Patio del Palacio, ( En este pátio, estaba la Capilla y dos de las aulas, año 1964) Baeza (Jaén)

El primer invierno fue duro, los otros también, compensados tal vez por el descubrimiento de mi virilidad aterciopelada, que había nacido en la noche con el ábaco de mis dedos.

La campana de nuevo rugía, desafiante y autoritaria, echándote de la cama cada vez más rápido para asearte, vestirte, barrer, limpiar, hacer la cama y de nuevo en fila, las preces y a misa. El día transcurría rápido, entre clase y clase, entre estudio y rezo del ángelus, rosario, sabatina y en mayo con flores a María.
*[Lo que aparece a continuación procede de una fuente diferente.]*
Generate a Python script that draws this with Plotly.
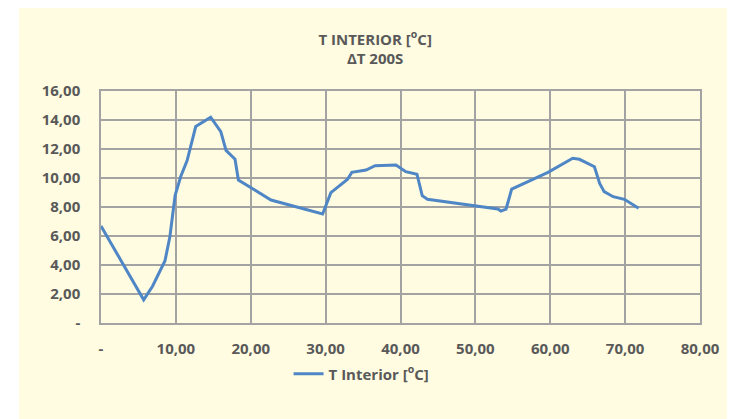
import plotly.graph_objects as go

# dane (czas, temperatura wewnętrzna)
czas = [0, 5.7, 6.9, 8.55, 9.2, 9.9, 10.65, 11.5, 12.65, 14.65, 16.0, 16.7, 17.9, 18.35,
        22.7, 29.6, 30.7, 32.9, 33.5, 35.4, 36.6, 39.4, 40.7, 42.2, 42.9, 43.6,
        53.0, 53.4, 54.1, 54.85, 59.7, 63.0, 63.9, 65.9, 66.6, 67.2, 68.4, 69.9, 71.8]
t_interior = [6.69, 1.6, 2.55, 4.3, 5.95, 8.8, 10.1, 11.2, 13.55, 14.19, 13.2, 11.9, 11.3, 9.86,
              8.48, 7.52, 8.99, 9.9, 10.39, 10.55, 10.85, 10.9, 10.44, 10.26, 8.78, 8.53,
              7.86, 7.72, 7.86, 9.24, 10.39, 11.36, 11.29, 10.78, 9.63, 9.06, 8.71, 8.53, 7.91]

x_ticks = [0, 10, 20, 30, 40, 50, 60, 70, 80]
x_labels = ['-', '10,00', '20,00', '30,00', '40,00', '50,00', '60,00', '70,00', '80,00']
y_ticks = [0, 2, 4, 6, 8, 10, 12, 14, 16]
y_labels = ['-', '2,00', '4,00', '6,00', '8,00', '10,00', '12,00', '14,00', '16,00']

krem = '#FFFCE1'
szary = '#A3A3A3'
tekst = '#595959'
czcionka = 'Open Sans'

fig = go.Figure()
fig.add_trace(go.Scatter(x=czas, y=t_interior, mode='lines',
                         line=dict(color='#4F86C6', width=3),
                         name='T Interior [<sup>o</sup>C]'))

os_wspolna = dict(showgrid=True, gridcolor=szary, gridwidth=1.5,
                  showline=True, linecolor=szary, linewidth=1.5, mirror=True,
                  zeroline=False, ticks='', tickfont=dict(family=czcionka, size=15,
                                                          color=tekst, weight='bold'))

fig.update_xaxes(range=[0, 80], tickvals=x_ticks, ticktext=x_labels,
                 ticklabelstandoff=11, **os_wspolna)
fig.update_yaxes(range=[0, 16], tickvals=y_ticks, ticktext=y_labels,
                 ticklabelstandoff=16, **os_wspolna)

# strona ma 8 px marginesu, więc figura jest o tyle mniejsza
fig.update_layout(
    width=727, height=411,
    margin=dict(l=93, r=35, t=83, b=96),
    paper_bgcolor='white', plot_bgcolor='rgba(0,0,0,0)',
    title=dict(text='T INTERIOR [<sup>o</sup>C]<br>ΔT 200S', xref='container', x=0.505,
               xanchor='center', yref='container', y=0.911, yanchor='middle',
               font=dict(family=czcionka, size=15, color=tekst, weight='bold')),
    showlegend=True,
    legend=dict(orientation='h', x=0.435, xanchor='center', y=-0.22, yanchor='middle',
                bgcolor='rgba(0,0,0,0)',
                font=dict(family=czcionka, size=15, color=tekst, weight='bold')),
    shapes=[dict(type='rect', xref='paper', yref='paper', x0=-0.137, x1=1.06,
                 y0=-0.42, y1=1.371, fillcolor=krem, line=dict(width=0), layer='below')],
)

fig.write_html('out.html')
Pasados cincuenta años, descubro con horror, que no recuerdo lo que hice ayer y repito con soltura todos los hábitos rezados o cantados en latín como si el tiempo se hubiese parado entre campos de Baeza. Tres recreos de 45 minutos al día nos distraían del rezo y del estudio. 

Eran tiempos difíciles para todos, así que el menú era sencillo, cocido al mediodía y lentejas y boquerones por la noche, diez meses al año a excepción del domingo o cuando venía a visitarnos el obispo. 

Ese mismo año, el Concilio Vaticano II estaba cambiando la Iglesia, dos años después, las puertas del palacio se abrieron, entró el aire de la normalidad para romper filas. De la campana estridente nunca más se supo. Cumplía trece años, todo un adolescente, entraba y salía de palacio a mis clases al Instituto, donde mi ya leído, D. Antonio Machado, muchos años antes había dado sus clases.

Mis once años y doce años se quedaron en palacio, a veces pienso que tuve mucha suerte, otras que me marcaron para siempre, ahora pienso mientras escribo que nuestros caminos siempre dejan marcas y arañazos, aunque los hayas recorrido no a pie sino volando. Estoy aquí porque estuve allí. Lo contado no es más que un retazo del vuelo de un pequeño ruiseñor en aquellos años. Un torpe niño que le costó salir del nido, pero salió. Remontado el vuelo comprendí que  los seminarios fueron un gran semillero de estudiantes, hijos de familias humildes y que la educación austera y espartana que nos dieron no siempre ha sido bien valorada por la sociedad.
Hasta la próxima semana, hermanos. Que seais felíces.